Since he started shooting these quirky videos almost eight years ago, Dangle has gained tens of thousands of active Twitter followers, over 21,000 YouTube subscribers and a growing fan base that looks to him for entertainment and hockey analysis.

What started him on this quixotic journey? It was a headline in the Toronto Sun after the Leafs lost their home opener in 2007. It read: “Leafs, better luck next year.”

An incensed Dangle, then a first-year radio and television student at Ryerson University, dusted off his webcam and voiced his displeasure on YouTube.

“I was a different kind of fan back then,” Dangle offered. “They could do no wrong. The 19-year-old me would probably hate the 26-year-old me and the 26-year-old-me is not a huge fan of the 19-year-old me. The best thing he ever did was meet my wife.”

In fact, it was his then-girlfriend and current wife Sarah-Louise Glynn who bought him the webcam that went practically unused for six months after its purchase – until the Leafs’ 4-3 season-opening loss to the Ottawa Senators.

“So that’s six months of having nothing to say,” Dangle says. “And then finally I found something to say. And then eight years’ worth of material.”

It took less than a dozen videos, he says, for his viewership to hit triple digits after BlogTO featured one of his videos.

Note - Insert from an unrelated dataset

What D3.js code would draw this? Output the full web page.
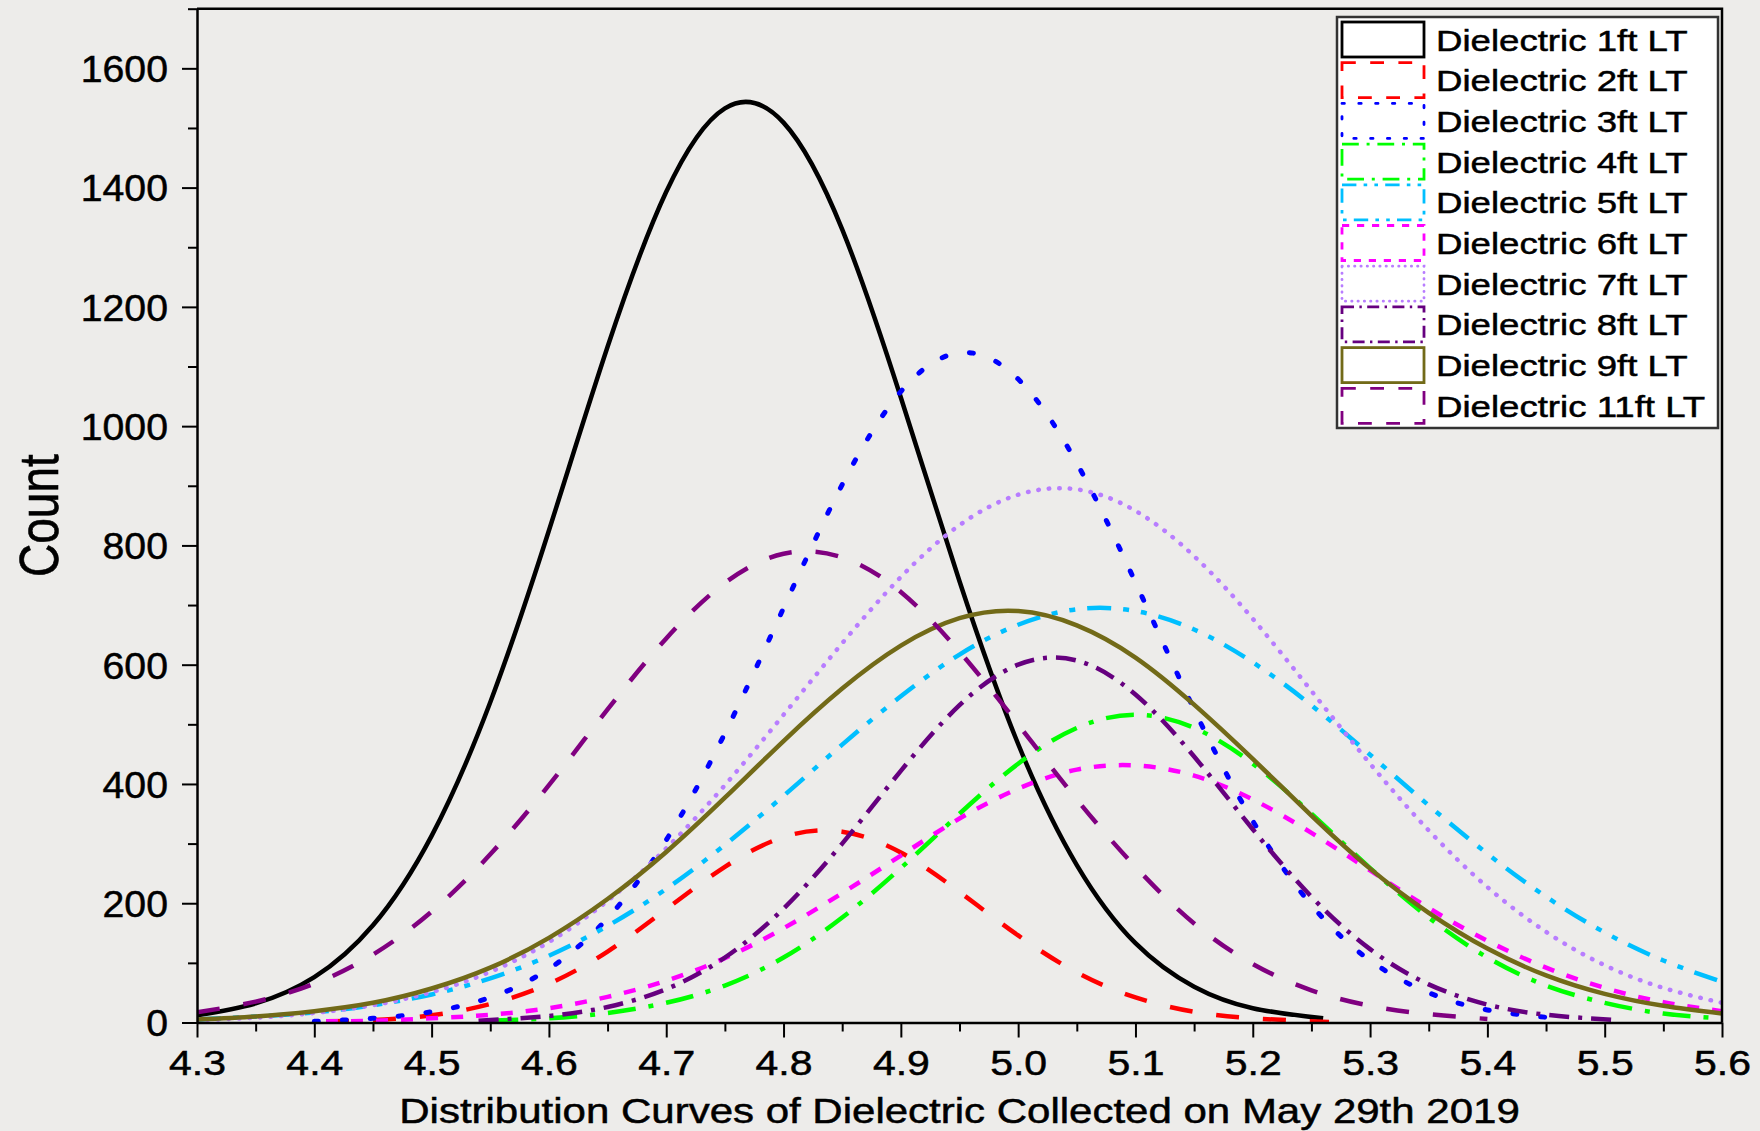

This new-found attention spurred Dangle to take the production of his videos more seriously and professionally.

And for his efforts, he was rewarded.

By the National Hockey League (NHL) lockout of 2012-13, Dangle would cover both the 2010 World Junior Ice Hockey Championship and the 2010 Vancouver Winter Olympics for Nike, as well as gain employment with Leafs TV and CBC.

Following the Olympics, however, Dangle’s career began to cool and he started to worry that he was on the verge of becoming “a hasbeen that never was,” all while continuing to chronicle the Leafs’ disappointing work on YouTube.

“I was like, ‘how many more ways can I talk about this team sucking?’ And it looked like they were heading for another rebuild in the middle of their rebuild. Eighty-two videos a season and I wasn’t getting paid for it,” he says.

Fortuitously, the lockout provided Dangle with a “reset,” and when the NHL came back for the 2013 shortened season, so did Dangle, newly rejuvenated. And since then it’s all been “just one big blur.”

During the lockout, blogs increased in popularity, Dangle says. So when the NHL returned, there was a dearth of content and he was part of a wave of bloggers that filled that void with material directed at a new, younger audience that balked at traditional media. And he quickly saw his viewership begin to grow.

“I think I cover [hockey] the way sports should be. It’s a little too suit-and-tie formal,” he said. “You forget hockey and all sports are supposed to be fun.”

Which is exactly how one would describe his videos and articles: fun, yet slightly crazy. Although, “you kind of have to be to cheer for the Leafs.” Crazy, that is.

With his growing media image he, with high-school friend and Kiss 92.5 radio host Adam Wylde, started The Panago Pizza Steve Dangle Podcast, which attracts between 9,000 to 13,000 listeners per episode, as well as notable guests such as former MLSE president and CEO Richard Peddie.

“2014 was the best year of my life,” Dangle says, which was not only the year he started working for Sportsnet, arguably the home of hockey in Canada, in a sports-personality role but also because it was the year he married long-time girlfriend Sarah-Louise.

“My career is so important to me,” he says. But if he had to pick one highlight from last year? “It’s my wedding.”